14. The lighting device according to claim 4, wherein the lighting fixture is any one of a ceiling flush type, a direct mounting type, a pendant type, and a wall mounting type.

15. The lighting device according to claim 1, wherein the through-hole portion penetrating from the one end portion to the other end portion side in the substrate support portion is formed at a position displaced from a central portion of the substrate support portion outward in a radial direction.

16. The lighting device according to claim 1, wherein the groove portion extending continuously from the through-hole portion is formed as an approximately linear groove extending from the through-hole portion outward in a radial direction of the substrate support portion.

17. The lighting device according to claim 1, wherein the groove portion extending continuously from the through-hole portion is formed as a curved groove extending in a rotational direction about the through-hole.

18. The lighting device according to claim 1, wherein the substrate is composed of a material including at least one of: aluminum, copper, stainless steel, synthetic resin, glass epoxy material, and paper phenol material.

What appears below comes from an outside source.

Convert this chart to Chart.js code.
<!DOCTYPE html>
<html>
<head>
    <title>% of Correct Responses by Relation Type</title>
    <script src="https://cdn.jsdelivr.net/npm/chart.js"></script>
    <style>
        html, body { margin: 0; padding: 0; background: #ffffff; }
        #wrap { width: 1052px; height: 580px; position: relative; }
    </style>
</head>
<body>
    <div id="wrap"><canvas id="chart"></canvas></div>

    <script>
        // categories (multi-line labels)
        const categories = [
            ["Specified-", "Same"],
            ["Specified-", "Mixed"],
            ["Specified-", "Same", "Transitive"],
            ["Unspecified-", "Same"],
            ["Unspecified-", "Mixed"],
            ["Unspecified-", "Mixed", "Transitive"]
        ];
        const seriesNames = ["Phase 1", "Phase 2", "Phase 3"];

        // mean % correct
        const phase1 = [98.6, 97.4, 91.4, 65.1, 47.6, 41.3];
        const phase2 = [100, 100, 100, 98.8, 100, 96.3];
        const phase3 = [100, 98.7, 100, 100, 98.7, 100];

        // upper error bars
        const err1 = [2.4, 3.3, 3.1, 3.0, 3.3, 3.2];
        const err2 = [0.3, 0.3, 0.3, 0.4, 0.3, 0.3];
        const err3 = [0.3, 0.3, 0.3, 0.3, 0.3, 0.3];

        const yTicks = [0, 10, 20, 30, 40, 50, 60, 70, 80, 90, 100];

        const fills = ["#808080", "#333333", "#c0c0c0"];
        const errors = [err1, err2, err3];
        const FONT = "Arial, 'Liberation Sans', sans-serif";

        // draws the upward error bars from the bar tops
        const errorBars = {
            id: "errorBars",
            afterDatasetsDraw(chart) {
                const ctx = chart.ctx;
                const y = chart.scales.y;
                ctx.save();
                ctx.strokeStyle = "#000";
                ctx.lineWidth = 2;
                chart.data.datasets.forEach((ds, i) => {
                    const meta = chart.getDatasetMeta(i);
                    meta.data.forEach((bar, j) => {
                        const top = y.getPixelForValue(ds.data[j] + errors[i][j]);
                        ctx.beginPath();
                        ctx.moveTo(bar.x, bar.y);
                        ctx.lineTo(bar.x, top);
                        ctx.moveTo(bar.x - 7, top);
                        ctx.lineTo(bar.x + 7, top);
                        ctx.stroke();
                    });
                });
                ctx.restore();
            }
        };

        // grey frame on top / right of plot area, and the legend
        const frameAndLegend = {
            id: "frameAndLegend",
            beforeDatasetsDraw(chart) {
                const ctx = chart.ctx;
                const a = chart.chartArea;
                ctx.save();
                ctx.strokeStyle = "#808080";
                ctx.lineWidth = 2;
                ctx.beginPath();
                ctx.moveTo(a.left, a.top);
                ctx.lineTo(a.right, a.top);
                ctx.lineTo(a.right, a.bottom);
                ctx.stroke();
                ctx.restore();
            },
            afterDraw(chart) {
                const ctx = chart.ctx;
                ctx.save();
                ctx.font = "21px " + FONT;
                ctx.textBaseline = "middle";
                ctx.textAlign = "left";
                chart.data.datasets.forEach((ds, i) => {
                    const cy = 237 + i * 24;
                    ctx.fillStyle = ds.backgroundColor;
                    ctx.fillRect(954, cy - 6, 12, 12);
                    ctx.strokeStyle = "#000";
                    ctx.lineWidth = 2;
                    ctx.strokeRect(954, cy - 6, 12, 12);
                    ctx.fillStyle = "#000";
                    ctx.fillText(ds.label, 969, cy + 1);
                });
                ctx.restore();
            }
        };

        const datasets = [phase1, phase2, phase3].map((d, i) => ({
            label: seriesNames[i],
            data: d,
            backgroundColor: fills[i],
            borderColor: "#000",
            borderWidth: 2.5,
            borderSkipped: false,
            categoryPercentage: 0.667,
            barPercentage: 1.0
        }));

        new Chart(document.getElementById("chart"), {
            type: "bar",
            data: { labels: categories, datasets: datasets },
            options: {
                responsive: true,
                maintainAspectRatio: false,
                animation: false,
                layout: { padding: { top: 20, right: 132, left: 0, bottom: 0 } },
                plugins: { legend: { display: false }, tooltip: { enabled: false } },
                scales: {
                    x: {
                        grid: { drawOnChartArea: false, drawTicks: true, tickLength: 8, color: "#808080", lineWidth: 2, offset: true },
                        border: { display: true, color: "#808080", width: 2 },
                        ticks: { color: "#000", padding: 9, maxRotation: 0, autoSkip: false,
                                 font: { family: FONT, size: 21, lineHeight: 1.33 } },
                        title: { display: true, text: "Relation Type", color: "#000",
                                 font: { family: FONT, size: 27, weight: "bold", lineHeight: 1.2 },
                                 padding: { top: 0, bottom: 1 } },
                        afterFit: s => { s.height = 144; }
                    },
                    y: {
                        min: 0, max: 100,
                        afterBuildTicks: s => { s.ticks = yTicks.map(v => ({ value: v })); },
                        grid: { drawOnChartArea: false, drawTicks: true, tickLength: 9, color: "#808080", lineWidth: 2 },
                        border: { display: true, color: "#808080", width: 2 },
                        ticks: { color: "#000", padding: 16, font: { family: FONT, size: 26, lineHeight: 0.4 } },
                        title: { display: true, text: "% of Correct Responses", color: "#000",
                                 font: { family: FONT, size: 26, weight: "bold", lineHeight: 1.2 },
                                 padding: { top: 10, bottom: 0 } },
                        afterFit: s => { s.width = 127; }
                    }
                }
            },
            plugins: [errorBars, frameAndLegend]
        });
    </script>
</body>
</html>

19. The lighting device according, to claim 1, wherein the substrate is formed in any one of a polygonal shape and an elliptical shape.

20. The lighting device according to claim 1, wherein the electrical connector is disposed on the one end portion of the substrate near the notched-shaped wire insertion portion.

21. The lighting device according to claim 1, wherein the wire is pulled out of the one end portion of the substrate from the groove portion and the notched shaped wire insertion portion and bent back.